### EXERCISE INSTRUCTIONS
Your task is to locate every line holding the string "code" and to copy each of them.

-- start of DATASET ENTRIES --

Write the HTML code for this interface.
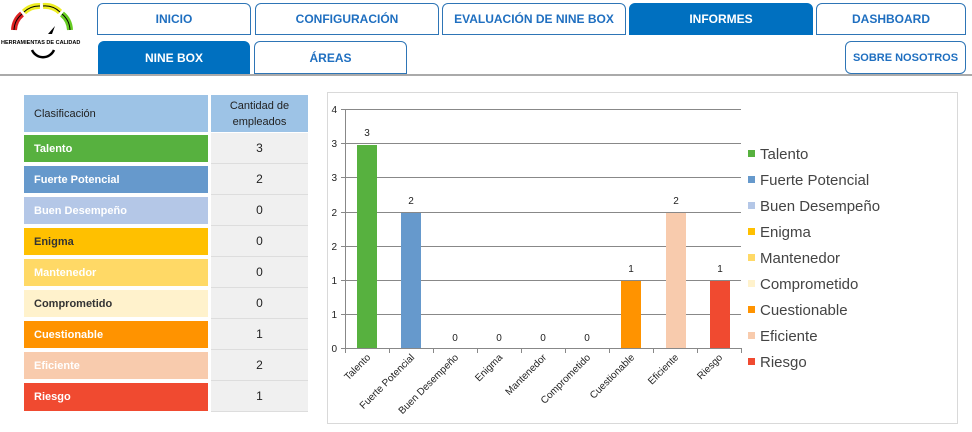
<!DOCTYPE html>
<html><head><meta charset="utf-8"><style>
body{margin:0;width:972px;height:432px;background:#fff;font-family:"Liberation Sans",sans-serif;position:relative;overflow:hidden}
.b{position:absolute;box-sizing:border-box;border:1.5px solid #2e75b6;border-radius:6px 6px 0 0;color:#1f6fc0;font-weight:bold;font-size:12px;display:flex;align-items:center;justify-content:center;background:#fff}
.f{background:#0070c0;color:#fff;border-color:#0070c0}
.c{position:absolute;box-sizing:border-box;font-size:11px;font-weight:bold;color:#222;display:flex;align-items:center;padding-left:10px}
.n{position:absolute;box-sizing:border-box;font-size:12px;color:#222;background:#f0f0f0;display:flex;align-items:center;justify-content:center;border-bottom:1px solid #ddd}
</style></head><body>
<svg style="position:absolute;left:0;top:0" width="95" height="70">
<path d="M14 30 A22 22 0 0 1 22 14" stroke="#d22" stroke-width="6" fill="none"/>
<path d="M24 12 A22 22 0 0 1 40 6" stroke="#ee2" stroke-width="6" fill="none" />
<path d="M43 6 A22 22 0 0 1 60 12" stroke="#ee2" stroke-width="6" fill="none"/>
<path d="M62 14 A22 22 0 0 1 70 30" stroke="#6c2" stroke-width="6" fill="none"/>
<path d="M14 30 A22 22 0 0 1 22 14 M24 12 A22 22 0 0 1 40 6 M43 6 A22 22 0 0 1 60 12 M62 14 A22 22 0 0 1 70 30" stroke="#000" stroke-width="1" fill="none"/>
<polygon points="48,34 55,26 52,34" fill="#000"/>
<text x="1" y="44" font-size="5.5" font-weight="bold" font-family="Liberation Sans">HERRAMIENTAS DE CALIDAD</text>
<path d="M32 50 A12 12 0 0 0 54 50" stroke="#000" stroke-width="2.5" fill="none"/>
</svg>
<div class="b" style="left:97px;top:3px;width:154px;height:32px">INICIO</div>
<div class="b" style="left:255px;top:3px;width:184px;height:32px">CONFIGURACIÓN</div>
<div class="b" style="left:442px;top:3px;width:184px;height:32px">EVALUACIÓN DE NINE BOX</div>
<div class="b f" style="left:629px;top:3px;width:184px;height:32px">INFORMES</div>
<div class="b" style="left:816px;top:3px;width:150px;height:32px">DASHBOARD</div>
<div class="b f" style="left:98px;top:41px;width:152px;height:33px">NINE BOX</div>
<div class="b" style="left:254px;top:41px;width:153px;height:33px">ÁREAS</div>
<div class="b" style="left:845px;top:41px;width:121px;height:33px;border-radius:6px;font-size:11px">SOBRE NOSOTROS</div>
<div style="position:absolute;left:0;top:74px;width:972px;height:2px;background:#aaa"></div>

<div class="c" style="left:24px;top:95px;width:184px;height:37px;background:#9dc3e6;font-weight:normal">Clasificación</div>
<div class="n" style="left:211px;top:95px;width:97px;height:37px;background:#9dc3e6;font-size:11px;text-align:center;line-height:16px;border:none">Cantidad de<br>empleados</div>
<div class="c" style="left:24px;top:135px;width:184px;height:27px;background:#57b13f;color:#fff">Talento</div>
<div class="c" style="left:24px;top:166px;width:184px;height:27px;background:#6699cc;color:#fff">Fuerte Potencial</div>
<div class="c" style="left:24px;top:197px;width:184px;height:27px;background:#b4c7e7;color:#fff">Buen Desempeño</div>
<div class="c" style="left:24px;top:228px;width:184px;height:27px;background:#ffc000;color:#333">Enigma</div>
<div class="c" style="left:24px;top:259px;width:184px;height:27px;background:#ffd966;color:#fff">Mantenedor</div>
<div class="c" style="left:24px;top:290px;width:184px;height:27px;background:#fff2cc;color:#333">Comprometido</div>
<div class="c" style="left:24px;top:321px;width:184px;height:27px;background:#ff9300;color:#fff">Cuestionable</div>
<div class="c" style="left:24px;top:352px;width:184px;height:27px;background:#f8cbad;color:#fff">Eficiente</div>
<div class="c" style="left:24px;top:383px;width:184px;height:28px;background:#f04a30;color:#fff">Riesgo</div>
<div class="n" style="left:211px;top:133px;width:97px;height:31px">3</div>
<div class="n" style="left:211px;top:164px;width:97px;height:31px">2</div>
<div class="n" style="left:211px;top:195px;width:97px;height:31px">0</div>
<div class="n" style="left:211px;top:226px;width:97px;height:31px">0</div>
<div class="n" style="left:211px;top:257px;width:97px;height:31px">0</div>
<div class="n" style="left:211px;top:288px;width:97px;height:31px">0</div>
<div class="n" style="left:211px;top:319px;width:97px;height:31px">1</div>
<div class="n" style="left:211px;top:350px;width:97px;height:31px">2</div>
<div class="n" style="left:211px;top:381px;width:97px;height:31px">1</div>

<svg style="position:absolute;left:0;top:0" width="972" height="432" font-family="Liberation Sans" font-size="10" fill="#222">
<rect x="327.5" y="92.5" width="630" height="331" fill="none" stroke="#d9d9d9"/>
<g stroke="#888" stroke-width="1">
<line x1="341" y1="109.5" x2="741" y2="109.5"/><line x1="341" y1="143.5" x2="741" y2="143.5"/>
<line x1="341" y1="177.5" x2="741" y2="177.5"/><line x1="341" y1="212.5" x2="741" y2="212.5"/>
<line x1="341" y1="246.5" x2="741" y2="246.5"/><line x1="341" y1="280.5" x2="741" y2="280.5"/>
<line x1="341" y1="314.5" x2="741" y2="314.5"/><line x1="341" y1="348.5" x2="741" y2="348.5"/>
<line x1="345.5" y1="109" x2="345.5" y2="353"/>
<line x1="389.5" y1="348" x2="389.5" y2="353"/><line x1="433.5" y1="348" x2="433.5" y2="353"/><line x1="477.5" y1="348" x2="477.5" y2="353"/><line x1="521.5" y1="348" x2="521.5" y2="353"/><line x1="565.5" y1="348" x2="565.5" y2="353"/><line x1="609.5" y1="348" x2="609.5" y2="353"/><line x1="653.5" y1="348" x2="653.5" y2="353"/><line x1="697.5" y1="348" x2="697.5" y2="353"/><line x1="741.5" y1="348" x2="741.5" y2="353"/>
</g>
<g text-anchor="end"><text x="337" y="113">4</text><text x="337" y="147">3</text><text x="337" y="181">3</text><text x="337" y="216">2</text><text x="337" y="250">2</text><text x="337" y="284">1</text><text x="337" y="318">1</text><text x="337" y="352">0</text></g>
<rect x="357" y="145" width="20" height="203" fill="#57b13f"/>
<rect x="401" y="213" width="20" height="135" fill="#6699cc"/>
<rect x="621" y="281" width="20" height="67" fill="#ff9300"/>
<rect x="666" y="213" width="20" height="135" fill="#f8cbad"/>
<rect x="710" y="281" width="20" height="67" fill="#f04a30"/>
<g text-anchor="middle"><text x="367" y="136">3</text><text x="411" y="204">2</text><text x="455" y="341">0</text><text x="499" y="341">0</text><text x="543" y="341">0</text><text x="587" y="341">0</text><text x="631" y="272">1</text><text x="676" y="204">2</text><text x="720" y="272">1</text></g>
<g text-anchor="end">
<text transform="translate(371,358) rotate(-45)">Talento</text>
<text transform="translate(415,358) rotate(-45)">Fuerte Potencial</text>
<text transform="translate(459,358) rotate(-45)">Buen Desempeño</text>
<text transform="translate(503,358) rotate(-45)">Enigma</text>
<text transform="translate(547,358) rotate(-45)">Mantenedor</text>
<text transform="translate(591,358) rotate(-45)">Comprometido</text>
<text transform="translate(635,358) rotate(-45)">Cuestionable</text>
<text transform="translate(679,358) rotate(-45)">Eficiente</text>
<text transform="translate(723,358) rotate(-45)">Riesgo</text>
</g>
<g font-size="15" fill="#444">
<rect x="748" y="150" width="7" height="7" fill="#57b13f"/><text x="760" y="159">Talento</text>
<rect x="748" y="176" width="7" height="7" fill="#6699cc"/><text x="760" y="185">Fuerte Potencial</text>
<rect x="748" y="202" width="7" height="7" fill="#b4c7e7"/><text x="760" y="211">Buen Desempeño</text>
<rect x="748" y="228" width="7" height="7" fill="#ffc000"/><text x="760" y="237">Enigma</text>
<rect x="748" y="254" width="7" height="7" fill="#ffd966"/><text x="760" y="263">Mantenedor</text>
<rect x="748" y="280" width="7" height="7" fill="#fff2cc"/><text x="760" y="289">Comprometido</text>
<rect x="748" y="306" width="7" height="7" fill="#ff9300"/><text x="760" y="315">Cuestionable</text>
<rect x="748" y="332" width="7" height="7" fill="#f8cbad"/><text x="760" y="341">Eficiente</text>
<rect x="748" y="358" width="7" height="7" fill="#f04a30"/><text x="760" y="367">Riesgo</text>
</g>
</svg>
</body></html>
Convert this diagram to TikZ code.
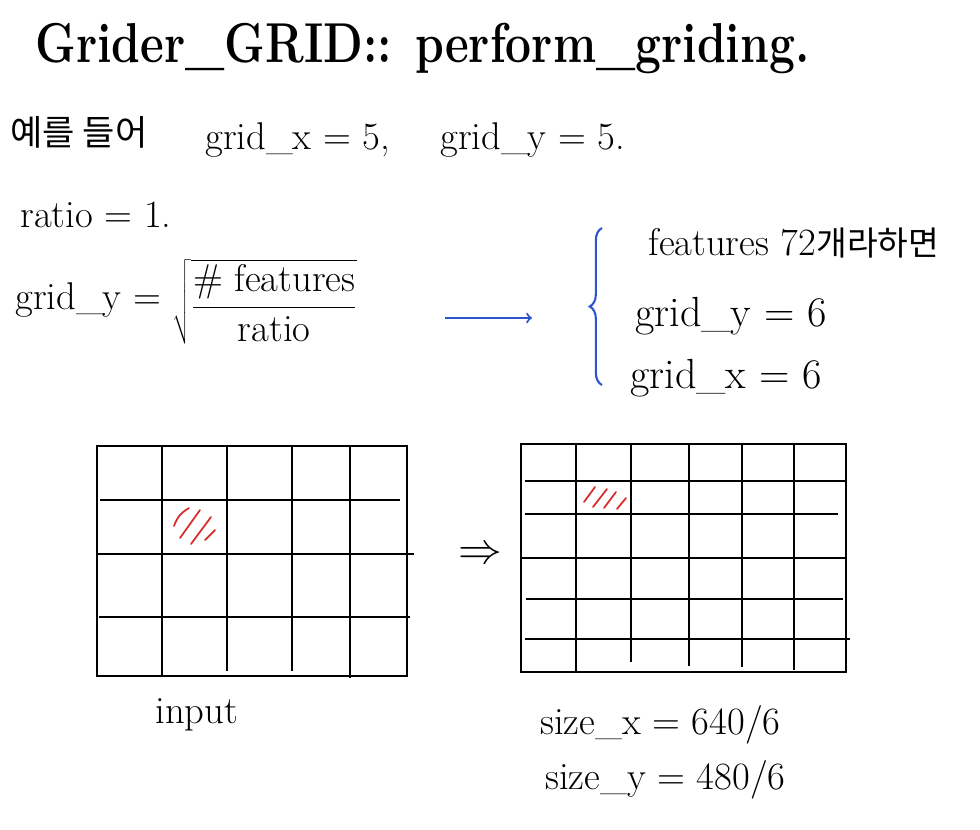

-- end of DATASET ENTRIES --

### FINAL ANSWER
Write the HTML code for this interface.
Convert this diagram to TikZ code.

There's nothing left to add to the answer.